To address this, brands are exploring various strategies to enhance their value proposition. These include:

  • Improving food quality without raising prices significantly
  • Enhancing the overall dining experience
  • Understanding specific customer preferences to tailor offerings

"Consumers are looking for value, but they're also cutting back on frequency — restaurants across the spectrum have to improve quality and the dining experience while controlling costs to maintain all-important same-store sales metrics."

— Asit Sharma, Analyst for The Motley Fool

Connecting with Consumers & Efficiency#

Building deeper connections with customers is a priority for many brands. Evert Gruyaert, restaurants and food service leader at Deloitte US, highlights the use of limited-time offers and collectible promotions, such as Starbucks' Bearista cups and Chipotle's snack cups, to drive repeat visits and app downloads. However, Gruyaert emphasizes that the question is bigger than simple offers; operators must align with broader missions like sustainability and local sourcing to meet consumer expectations and achieve cost efficiency.
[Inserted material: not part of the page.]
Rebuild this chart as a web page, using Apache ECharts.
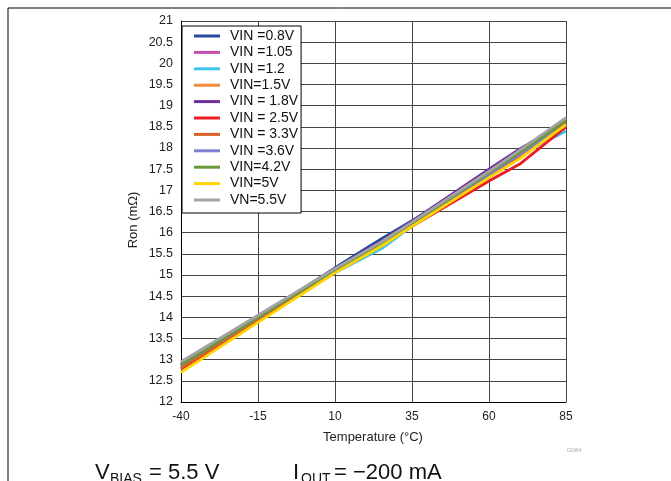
<!DOCTYPE html>
<html><head><meta charset="utf-8">
<script src="https://cdn.jsdelivr.net/npm/echarts@6/dist/echarts.min.js"></script>
<style>html,body{margin:0;padding:0;background:#fff}#c{width:671px;height:481px}</style>
</head><body><div id="c"></div>
<script>
// Temperature (°C) sample points
const temps = [-40, -15, 10, 25, 35, 60, 70, 85];
const seriesNames = ['VIN =0.8V','VIN =1.05','VIN =1.2','VIN=1.5V','VIN = 1.8V','VIN = 2.5V','VIN = 3.3V','VIN =3.6V','VIN=4.2V','VIN=5V','VN=5.5V'];
const seriesColors = ['#24499a','#c64fae','#3ec3f2','#f0893a','#6f2f9f','#ee1c24','#d6622a','#7d80cf','#6b983a','#ffd500','#a3a3a3'];
// Ron (mΩ) values per VIN
const ron08  = [12.85, 14.00, 15.17, 15.85, 16.28, 17.42, 17.85, 18.50];
const ron105 = [12.85, 13.98, 15.12, 15.78, 16.24, 17.42, 17.90, 18.60];
const ron12  = [12.80, 13.95, 15.05, 15.62, 16.15, 17.35, 17.82, 18.40];
const ron15  = [12.78, 13.95, 15.08, 15.72, 16.20, 17.35, 17.80, 18.55];
const ron18  = [12.90, 14.02, 15.15, 15.80, 16.27, 17.50, 17.98, 18.62];
const ron25  = [12.78, 13.93, 15.08, 15.70, 16.15, 17.22, 17.62, 18.50];
const ron33  = [12.80, 13.95, 15.10, 15.72, 16.20, 17.35, 17.82, 18.60];
const ron36  = [12.88, 14.00, 15.12, 15.75, 16.22, 17.38, 17.85, 18.55];
const ron42  = [12.88, 14.00, 15.12, 15.75, 16.22, 17.42, 17.90, 18.65];
const ron50  = [12.70, 13.88, 15.05, 15.68, 16.15, 17.30, 17.75, 18.55];
const ron55  = [12.95, 14.05, 15.15, 15.78, 16.25, 17.45, 17.95, 18.72];
const allRon = [ron08, ron105, ron12, ron15, ron18, ron25, ron33, ron36, ron42, ron50, ron55];

const chart = echarts.init(document.getElementById('c'), null, {renderer: 'canvas'});
const series = allRon.map((vals, i) => ({
  name: seriesNames[i],
  type: 'line',
  showSymbol: false,
  symbol: 'none',
  data: temps.map((t, j) => [t, vals[j]]),
  lineStyle: {width: 2.8, color: seriesColors[i]},
  itemStyle: {color: seriesColors[i]},
  z: 3 + i
}));

const F = 'Liberation Sans, Arial, sans-serif';
chart.setOption({
  animation: false,
  backgroundColor: '#fff',
  grid: {left: 181, top: 21, width: 385, height: 381},
  xAxis: {
    type: 'value', min: -40, max: 85, interval: 25,
    axisLine: {show: true, onZero: false, lineStyle: {color: '#000', width: 1}},
    axisTick: {show: false},
    axisLabel: {color: '#222', fontFamily: F, fontSize: 12, margin: 9},
    splitLine: {show: true, lineStyle: {color: '#444', width: 1}}
  },
  yAxis: {
    type: 'value', min: 12, max: 21, interval: 0.5,
    axisLine: {show: true, onZero: false, lineStyle: {color: '#000', width: 1}},
    axisTick: {show: false},
    axisLabel: {color: '#222', fontFamily: F, fontSize: 12.5, margin: 8},
    splitLine: {show: true, lineStyle: {color: '#444', width: 1}}
  },
  legend: {
    orient: 'vertical', left: 182, top: 26,
    backgroundColor: '#fff', borderColor: '#000', borderWidth: 1,
    padding: [3, 3, 6, 12],
    icon: 'rect',
    itemWidth: 26, itemHeight: 3, itemGap: 2.4,
    textStyle: {fontFamily: F, fontSize: 14, color: '#111', lineHeight: 14, padding: [0, 0, 0, 5]},
    data: seriesNames,
    z: 20
  },
  graphic: [
    {type: 'line', shape: {x1: 8, y1: 8, x2: 671, y2: 8}, style: {stroke: '#000', lineWidth: 1}},
    {type: 'line', shape: {x1: 8, y1: 8, x2: 8, y2: 481}, style: {stroke: '#000', lineWidth: 1}},
    {type: 'text', x: 133, y: 220, rotation: Math.PI / 2, style: {text: 'Ron (mΩ)', fill: '#222', font: '13px ' + F, textAlign: 'center', textVerticalAlign: 'middle'}},
    {type: 'text', x: 373, y: 437, style: {text: 'Temperature (°C)', fill: '#222', font: '13px ' + F, textAlign: 'center', textVerticalAlign: 'middle'}},
    {type: 'text', x: 574, y: 450, style: {text: 'G084', fill: '#aaa', font: '6px ' + F, textAlign: 'center', textVerticalAlign: 'middle'}},
    {type: 'text', x: 95, y: 484, style: {text: 'V', fill: '#111', font: '22px ' + F, textAlign: 'left', textVerticalAlign: 'bottom'}},
    {type: 'text', x: 110, y: 486, style: {text: 'BIAS', fill: '#111', font: '14px ' + F, textAlign: 'left', textVerticalAlign: 'bottom'}},
    {type: 'text', x: 149, y: 484, style: {text: '= 5.5 V', fill: '#111', font: '22px ' + F, textAlign: 'left', textVerticalAlign: 'bottom'}},
    {type: 'text', x: 293, y: 484, style: {text: 'I', fill: '#111', font: '22px ' + F, textAlign: 'left', textVerticalAlign: 'bottom'}},
    {type: 'text', x: 301, y: 486, style: {text: 'OUT', fill: '#111', font: '14px ' + F, textAlign: 'left', textVerticalAlign: 'bottom'}},
    {type: 'text', x: 334, y: 484, style: {text: '= \u2212200 mA', fill: '#111', font: '22px ' + F, textAlign: 'left', textVerticalAlign: 'bottom'}}
  ],
  series: series
});
</script>
</body></html>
Simultaneously, the industry is focused on driving efficiencies. Michael Moutray from the National Restaurant Association notes that while restaurants are hesitant to increase menu prices, they must make the math work. Efficiency is described as an 'ongoing battle,' achieved through adopting technology like AI and automation or seeking alternative solutions to reduce costs.

Technology and Labor Dynamics#

Technology remains a central topic, specifically which solutions are here to stay. AI is an integral part of the conversation, with voice AI being implemented at drive-thrus and back-end systems overhauled for inventory and staffing. Asit Sharma predicts that five years from now, the average restaurant will be much more analytics-driven than it is today.
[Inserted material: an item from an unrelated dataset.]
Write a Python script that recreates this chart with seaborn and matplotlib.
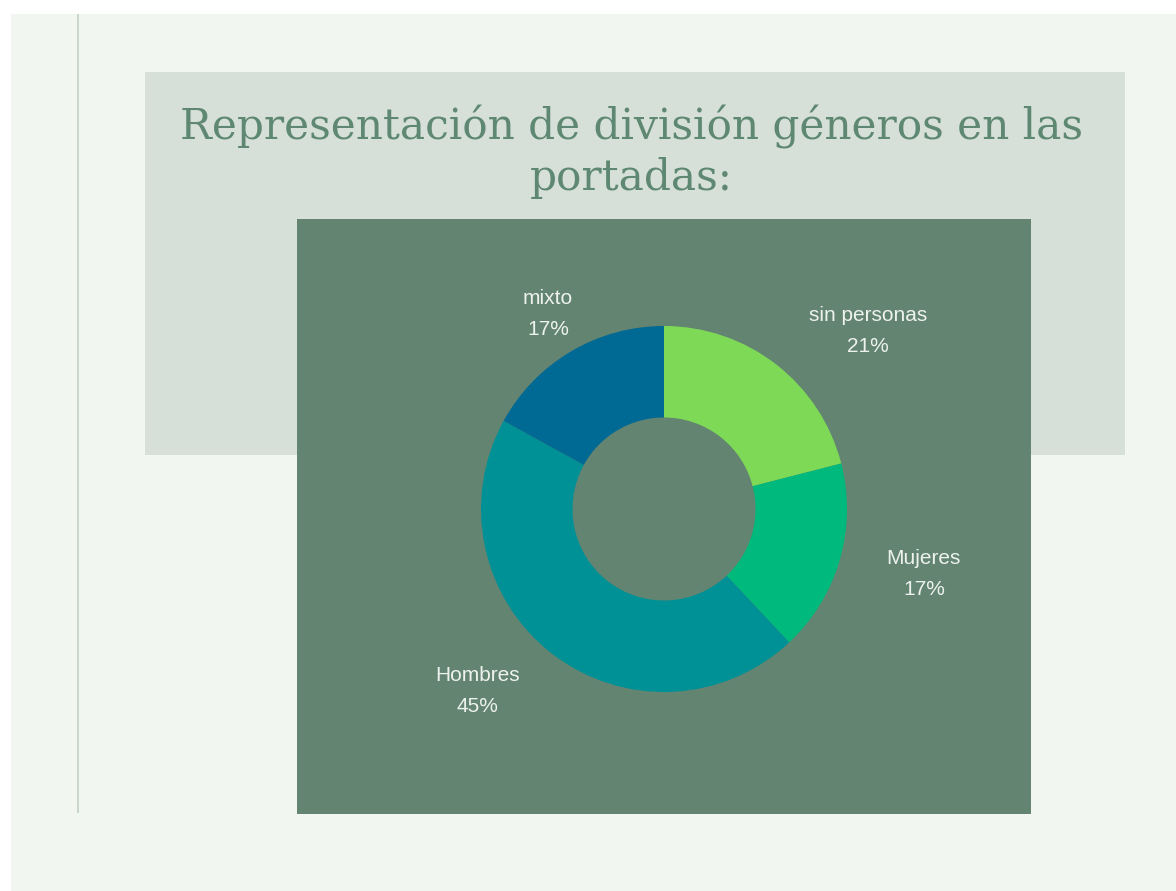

Labor is another critical issue. Evert Gruyaert points out that the industry faces high turnover and changing expectations. As the minimum wage increases and workers seek more flexibility, competition for talent is fierce. The central question for operators is how to keep funneling the pipeline of talent and retain employees.

Regarding market dynamics, consolidation is expected to continue as companies look to cut costs. Smaller steakhouse chains are particularly at risk due to beef inflation and lack of purchasing power. However, it is not all negative; some brands are looking to go public, and openings continue alongside closures.

Investment and Growth Strategies#

With slimmer profit margins translating into lower free cash flow, investment decisions are critical. Asit Sharma states that technology investments will be essential for improving margins in the coming years, whether it is upgraded point-of-sale systems for independents or kitchen automation for chains.

Specific concepts are identified as having an edge in the current cost environment. Fast casual chains like Cava, which monitor inventory in real-time, have an advantage. Similarly, quick-service restaurants with simple menus like Chick-fil-A and concepts with low overhead and tech stacks built for digital orders, like Wingstop, are likely to see financial gains.

Ultimately, all analysts agree that the core issue facing the industry is growth. Evert Gruyaert summarizes the situation by asking, "How do you drive growth in this environment?" This remains the big question for 2026.

"Restaurants think their biggest competition is the restaurant down the street. In reality, competition today is far broader and more fragmented. Consumers aren't just choosing between restaurants anymore — they're deciding whether to eat out at all."

— Michael Della Penna, Chief Strategy Officer at InMarket

"Something that remains always relevant is: how do we do the right thing around, for instance, sustainability? How do we source more of our ingredients locally?"

— Evert Gruyaert, Restaurants and Food Service Leader at Deloitte US

"Slimmer profit margins are translating into lower free cash flow, but whether it's upgraded point of sales systems with rich data analytics for independent restaurants, or kitchen automation for chains, it's clear that technology investments will be critical for improving restaurant-level and overhead margins in the coming years."